Hello!

This inquiry stems from a conversation I had with Clyde a few months ago (see link below).

https://www.statalist.org/forums/for...in-differences

I am evaluating a government intervention in New York City. I have crime data, by month, over a five year period (Jan-2012, Feb-2012, Mar-2012, ..., Nov-2016, Dec-2016, etc.) for all precincts in the city. I am estimating several models using a classical difference-in-differences (DD) framework and then extend this to a more general setting ("generalized" DD) when I evaluate different iterations of the program carried out over several years.

The classical DD model interacts a treatment indicator (i.e., 1 for the treatment group, 0 for the control group) and a "time" indicator indexing the post-treatment period in both experimental groups following implementation of the intervention.

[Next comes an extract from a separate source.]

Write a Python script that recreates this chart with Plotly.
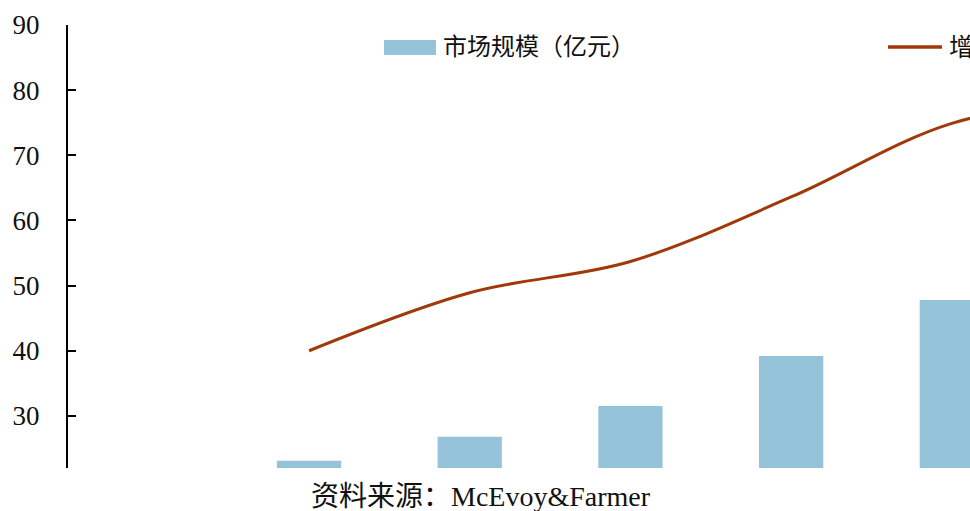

All outcomes are 'relatively' right skewed crime rates. When clustering on "precincts" my standard errors deflate considerably, even with clusters in excess of 70. I experimented with other covariance estimators (newey) robust to heteroskedasticity and autocorrelation. There is likely to be serial correlation "within" clusters.

Re-estimating DD models using HAC standard errors inflate my standard errors, though I feel I am only using this approach to be more conservative. Is it inappropriate to ignore the clustering? Should I report both? I feel I need to cluster because of the experimental design; precincts were selected to receive the intervention due to an idiosyncratic crime surge.

I worry because cluster robust standard errors deflate my standard errors and lead to significant program effects, whereas HAC estimators move in the opposite direction.

Any thoughts or similar experiences out there?